Wednesday, February 1, 2017

How to write an outline

Oh, no, it's "the dreaded 'Outline' assignment time"!  

Okay, just because this idea gets a lot of grief (and hits) on this site by desperate students (I was once a D.S.), here's a sample.  I ALSO recommend you look at my post on thesis statements and also topic sentences.

That's all an outline REALLY is: a thesis statement plus the breakdown of each paragraph's topic sentence background.
Oh. Why didn't they tell us (me) that when I was younger?
(It was too easy to explain it that way, I think.)

Note:  for a GOOD outline to work, THINK (and write down) WHY/WHAT makes the idea important--why the idea of the thesis is unique; why it matters; how it has value, importance, or SOME other special quality--then GENERALIZE those ideas as the thesis. DON'T use them in the thesis--SAVE them to chop apart in each topic sentence! THAT alone will help you broaden out the sub-paragraphing needed to create the rest of the outline format.  (That means "You use the topic sentences to expand the paragraph...."). "Gee, Mr. Lopate...this works."  (Yep.)

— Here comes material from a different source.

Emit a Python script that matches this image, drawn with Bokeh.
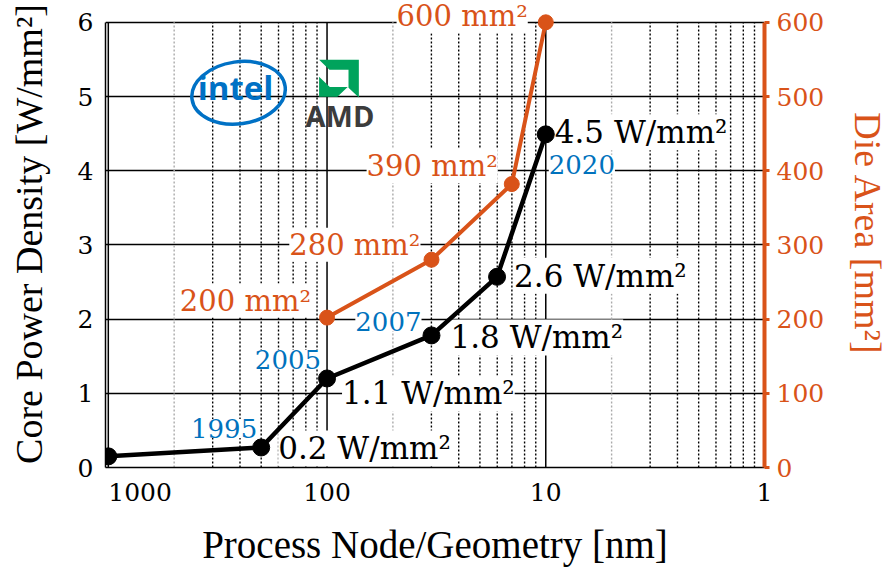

An outline breaks down the parts of your thesis in a clear, hierarchical manner. Most students find that writing an outline before beginning the paper is most helpful in organizing one's thoughts. If your outline is good, your paper should be easy to write.

The basic format for an outline uses an alternating series of numbers and letters, indented accordingly, to indicate levels of importance. Here is an example of an outline on a paper about the development of Japanese theater.  (Yes, I modified this from the original; the thesis was too bland. I underlined my inclusion of three unique concepts to add some more "power" to the outline itself.) 

I. Thesis: Japanese theater rose from a popular to elite form based on social and cultural, historical, and religious influences (some unique to Japan) and then returned to a popular art form.

The thesis is stated in the first section, which is the introduction.

II. Early theatrical forms
A. Bugaku
B. Sarugaku
C. Primitive Noh
D. Authors and Audience
III. Noh theater
A. Authors
B. Props
1. Masks
a. women
b. demons
c. old men
2. Structure of Stage
C. Themes
1. Buddhist influence
2. The supernatural
D. Kyogen interludes
E. Audience
IV. Kabuki
A. Authors
B. Props
1. make-up
2. special effects
C. Themes
1. Love stories
2. Revenge
D. Audience
V. Bunraku (puppet) theater
A. Authors
B. Props
C. Themes
1. Love stories
2. Historical romances
D. Audience

The body follows the introduction, and breaks down the points the author wishes to make.
Note that some section have subdivisions, others do not, depending on the demands of the paper.
In this outline, II, III, & IV all have similar structure, but this will not necessarily be true for all papers. Some may only have three major sections, others more than the five given here.

VI. Conclusion
Your conclusion should restate your thesis, and never introduce new material.

Sunday, January 29, 2017

GrammarZilla will take the bite out of grammar!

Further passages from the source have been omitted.